An NGA user recently dropped a post with a spicy title: Does Zhou Jian (Reverse: 1999's producer) have a crush on Hai Mao (Arknights' producer)? The trigger? Version 1.6 of Reverse: 1999 shipped with a laundry list of features that look suspiciously lifted straight from Arknights.
The post laid out the receipts: the v1.6 limited banner characters now feature dynamic Live2D illustrations — identical to how Arknights handles its limited operators. The new roguelike mode was instantly dubbed 'Arknights Plus' by the community. The hard-mode content 'Mane Bulletin' (鬃毛邮报) copied the shop exchange system from Arknights' Contingency Contract event.
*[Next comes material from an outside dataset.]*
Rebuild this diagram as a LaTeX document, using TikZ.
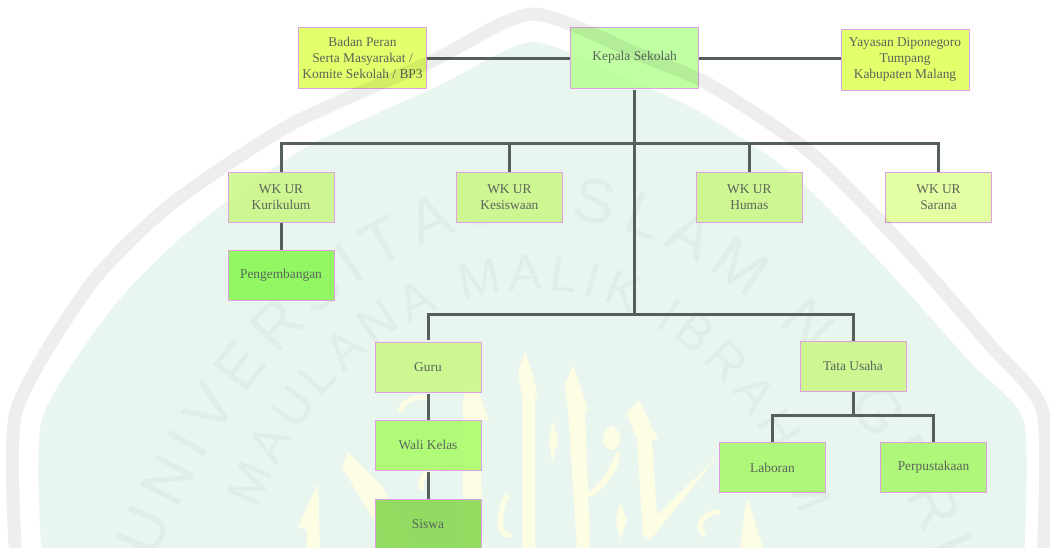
\documentclass[tikz,border=0pt]{standalone}
\usepackage{fontspec}
\setmainfont{Liberation Serif}
\setsansfont{Liberation Sans}
\usetikzlibrary{decorations.text}

\definecolor{wmgreen}{HTML}{E9F5EF}
\definecolor{wmtext}{HTML}{E1EDE7}
\definecolor{wmyellow}{HTML}{FDFDE4}
\definecolor{linkcol}{HTML}{565F5A}
\definecolor{edgecol}{HTML}{E09FE0}
\definecolor{labelcol}{HTML}{5A645A}
\definecolor{filltop}{HTML}{DEFF58}
\definecolor{fillhead}{HTML}{B8FF96}
\definecolor{fillwk}{HTML}{CBF787}
\definecolor{fillpale}{HTML}{E0FF96}
\definecolor{filldev}{HTML}{85F850}
\definecolor{filllime}{HTML}{A8FC68}
\definecolor{filldark}{HTML}{86D850}
\definecolor{filllab}{HTML}{A8F86C}

\newcommand{\wmbig}{\sffamily\fontsize{62}{62}\selectfont}
\newcommand{\wmsmall}{\sffamily\fontsize{50}{50}\selectfont}

\begin{document}
\begin{tikzpicture}[
	x=1pt, y=-1pt,
	every node/.style={draw=edgecol, line width=0.9pt, fill opacity=0.88, text opacity=1, align=center, inner sep=0pt, text=labelcol, font=\fontsize{13.4}{16}\selectfont},
	wide/.style={minimum width=128pt, minimum height=61pt},
	small/.style={minimum width=106pt, minimum height=50pt},
	link/.style={draw=linkcol, line width=3pt},
	band/.style={draw=black, line width=13pt, opacity=0.065},
	callig/.style={fill=wmyellow},
	curl/.style={draw=wmyellow, line width=5pt}
	]

		\useasboundingbox (0,0) rectangle (1050,548);

		% Watermark
		\fill[wmgreen] plot[smooth, tension=0.4] coordinates {(42,560) (42,419) (115,305) (190,230) (305,148) (440,85) (532,42) (630,80) (700,112) (790,172) (880,262) (970,362) (1024,422) (1024,560)};
		\fill[callig] (525,352) -- (518,372) -- (522,395) -- (522,548) -- (535,548) -- (535,395) -- (538,397) -- (533,375) -- cycle;
		\fill[callig] (573,365) -- (565,385) -- (568,410) -- (577,548) -- (590,548) -- (585,410) -- (588,410) -- cycle;
		\fill[callig] (639,400) -- (627,413) -- (637,440) -- (643,535) -- (650,540) -- (717,457) -- (657,515) -- (652,440) -- (658,440) -- cycle;
		\fill[callig] (472,373) -- (463,398) -- (463,548) -- (483,548) -- (480,420) -- (489,420) -- cycle;
		\fill[callig] (348,452) -- (342,467) -- (390,548) -- (413,548) -- (383,487) -- cycle;
		\fill[callig] (318,483) -- (298,527) -- (307,530) -- (307,548) -- (320,548) -- cycle;
		\fill[callig] (747,497) -- (740,548) -- (763,548) -- cycle;
		\fill[callig] (553,420) -- (549,440) -- (552,463) -- (558,440) -- cycle;
		\fill[callig] (620,503) -- (616,520) -- (620,540) -- (627,520) -- cycle;
		\fill[callig] (612,426) .. controls (600,430) and (600,448) .. (612,450) .. controls (620,450) and (625,432) .. (612,426) -- cycle;
		\fill[callig] (616,452) .. controls (610,470) and (600,485) .. (587,493) -- (590,497) .. controls (605,490) and (618,472) .. (621,452) -- cycle;
		\draw[curl] (400,412) .. controls (402,400) and (415,397) .. (427,397);
		\draw[curl] (422,490) .. controls (418,475) and (430,467) .. (447,467);
		\draw[curl] (507,495) .. controls (495,520) and (500,538) .. (512,535);
		\draw[curl] (720,512) .. controls (700,512) and (695,530) .. (705,535);
		\path[decorate, decoration={text along path, text align={fit to path}, text={|\wmbig\color{wmtext}|UNIVERSITAS ISLAM NEGERI}}]
			(155,560) .. controls (240,340) and (400,218) .. (545,218) .. controls (690,218) and (850,350) .. (935,560);
		\path[decorate, decoration={text along path, text align={fit to path}, text={|\wmsmall\color{wmtext}|MAULANA MALIK IBRAHIM}}]
			(258,510) .. controls (310,370) and (420,290) .. (535,290) .. controls (650,290) and (760,390) .. (800,515);

		% Nodes
		\node[wide, fill=filltop] (badan) at (362.5,57.5) {Badan Peran\\Serta Masyarakat /\\Komite Sekolah / BP3};
		\node[wide, fill=fillhead] (kepala) at (634.7,57.5) {Kepala Sekolah};
		\node[wide, fill=filltop] (yayasan) at (905,59.5) {Yayasan Diponegoro\\Tumpang\\Kabupaten Malang};

		\node[small, fill=fillwk] (kurikulum) at (281,197.3) {WK UR\\Kurikulum};
		\node[small, fill=fillwk] (kesiswaan) at (509.4,197.3) {WK UR\\Kesiswaan};
		\node[small, fill=fillwk] (humas) at (749.3,197.3) {WK UR\\Humas};
		\node[small, fill=fillpale] (sarana) at (938.5,197.3) {WK UR\\Sarana};
		\node[small, fill=filldev] (pengembangan) at (281,275) {Pengembangan};

		\node[small, fill=fillwk] (guru) at (428,367.3) {Guru};
		\node[small, fill=filllime] (walikelas) at (428,445.3) {Wali Kelas};
		\node[small, fill=filldark] (siswa) at (428,524) {Siswa};

		\node[small, fill=fillwk] (tatausaha) at (853,366.3) {Tata Usaha};
		\node[small, fill=filllab] (laboran) at (772.5,467.5) {Laboran};
		\node[small, fill=filllab] (perpustakaan) at (933.5,467.2) {Perpustakaan};

		% Links
		\coordinate (toprow) at (634,59);
		\coordinate (busa) at (634,144);
		\coordinate (busb) at (634,314);
		\coordinate (busc) at (853,415);

		\draw[link] (badan.east |- toprow) -- (kepala.west |- toprow);
		\draw[link] (kepala.east |- toprow) -- (yayasan.west |- toprow);
		\draw[link, shorten <=2pt] (kepala.south -| busa) -- (busb);
		\draw[link] (kurikulum.north) |- (busa) -| (sarana.north);
		\draw[link] (kesiswaan.north) -- (kesiswaan.north |- busa);
		\draw[link] (humas.north) -- (humas.north |- busa);
		\draw[link] (kurikulum.south) -- (pengembangan.north);
		\draw[link, shorten <=2pt] (guru.north) |- (busb) -| (tatausaha.north);
		\draw[link, shorten <=1pt] (guru.south) -- (walikelas.north);
		\draw[link, shorten <=1pt] (walikelas.south) -- (siswa.north);
		\draw[link] (tatausaha.south) -- (busc);
		\draw[link] (laboran.north) |- (busc) -| (perpustakaan.north);

		% Watermark band on top
		\draw[band] plot[smooth, tension=0.4] coordinates {(16,560) (16,412) (90,285) (170,205) (290,125) (430,62) (532,14) (640,55) (710,85) (810,152) (900,242) (990,345) (1043,412) (1043,560)};
	\end{tikzpicture}
\end{document}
Even the lightweight event rerun mechanics were borrowed wholesale.
The poster even invoked an old NGA meme, comparing the situation to when Yu Zhong (Girls' Frontline's producer) was accused of making Hai Mao's designs in another project — essentially calling Zhou Jian the 'Yuan Hong of mobile games' (a reference to the infamous gacha industry drama circle). The shade was absolutely nuclear.
But the comments section didn't go full pitchfork mode. Veteran Arknights players pushed back: 'Arknights arguably has the best roguelike implementation in the gacha space — referencing it isn't a sin. What matters is whether 1999 has its own identity.' The core gameplay is fundamentally different too — Arknights is a 12-unit tower defense while 1999 is turn-based RPG. Others dismissed the drama entirely: 'This ain't even gossip. Come back when you've got news about actual limited banner controversies.'
The comments also provided key gacha intel: 1999's limited banner is single-rate-up with a 70% featured character chance, 140-pull hard pity, and a 200-pull spark system (pity exchange), with the banner running for 42 days. Compared to Arknights' infamous double-rate-up 300-pull spark, 1999's system is actually more generous. Some players openly said they preferred it.
The real plot twist dropped in comments #14–18. Someone casually mentioned 'When you whale in 1999, Hypergryph gets a cut too,' and the rabbit hole opened: it turns out that Hypergryph (Arknights' developer) has indirect equity in Deep Blue Interactive (1999's developer) through a company called 游扳 (You Ban). So technically, money spent on 1999 partially flows back to the Arknights side of the business. Players lost it: 'They're sharing a ventilator!' — the ultimate 'copying yourself' meme.
One dual-game player summed up the situation perfectly: 'Right now it's Schrödinger's homage — if 1999 players are happy, it's called "learning from a successful model." If they're mad, it's called "Arknights didn't invent these anyway."' The cope is real, and the corporate incest makes it even funnier.